There has been a 50 per cent increase in people seeking COVID-19 vaccines since word of the Government’s public sector safe zone policy began.
Minister of Health Terrence Deyalsingh indicated this yesterday while replying to a query from Opposition Senator Wade Mark in the Senate.
Mark had asked whether the Government had implemented new strategies “aimed at assuaging the fears and concerns of the public and encouraging them to become vaccinated.”
Deyalsingh detailed a list of communication strategies to encourage vaccination.
He added that as of January 9 this year, the number of people who had received their first dose of a two-dose regime was 670,713.

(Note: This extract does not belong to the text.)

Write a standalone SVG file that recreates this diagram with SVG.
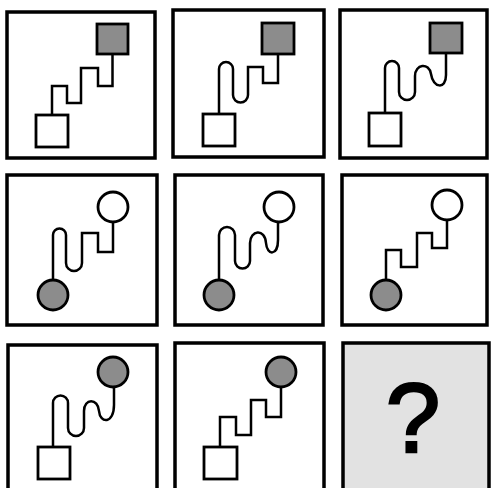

The number of fully vaccinated people is 674,618, representing 48.2 per cent of the population and the number of people who have received their booster shots is 90,359.
Mark asked if there had been any uptick in demand for vaccines after the public sector safe zone policy was announced.
Deyalsingh said, “We have noted a 50 per cent increase in people accessing vaccines (first dose or Johnson and Johnson).”
“But T&T needs some solidarity if we need to increase our rates. It’s said a picture paints a thousand words. Would Senator Mark agree to a collective picture of all six UNC senators and all 16 PNM senators displaying their vaccination cards to send a message to the population that we want vaccinations?’’
Deyalsingh said collective leadership called for, “Us to put aside our swords and words and show solidarity.”
Mark who didn’t respond to the suggestion, instead said if Deyalsingh claimed vaccines were safe and effective, he should say if Government would stand liability for workers who may suffer adverse effects.
Deyalsingh said the Attorney General had spoken to that more than once, “But I notice Senator Mark has studiously avoided responding on my call for a collective picture of all UNC and PNM senators to send a signal (on vaccination) to the population.”
Senate President Christine Kangaloo then had to caution Mark and Opposition Senator Damien Lyder who began “rumbling.”
On Independent Senator Anthony Vieira’s query about the recording of adverse effects, Deyalsingh said all adverse effects as opposed to side effects were traced, monitored and reported to the Pan American Health Organization and the World Health Organization.
He said in administering to a population over 1.3 million, less than five to ten known adverse effects had been reported and not one had resulted in death.
“So the message is vaccines are safe. Compare that to the daily COVID fatality rate of 15, 20, 30—but not one death due to vaccines.”
On Independent Senator Paul Richards’ query about measures to increase vaccination levels, Deyalsingh cited measures including studies and reports to determine the reasons for vaccine hesitancy across T&T since last year.
The Social Sciences faculty at UWI had also been re-engaged to advise on strategies to be implemented to reach people who may still have doubt about vaccines’ safety, he said.
Deyalsingh added, “There are also continuous education efforts by the RHAs and private sector and Health is also utilising new spokespersons and opinion leaders to encourage persons to be vaccinated.”
Deyalsingh said the issue of vaccine hesitancy remained the same globally—questions on safety and the fact that COVID served as a catalyst for radicalisation and conspiracy theories. Social media, especially the way Facebook algorithms were set up allowed for more anti-vaccine content.
“But we’re working and T&T is at 48.2 per cent vaccinated and I’m glad that about 1,000 to 1,500 are being vaccinated daily.”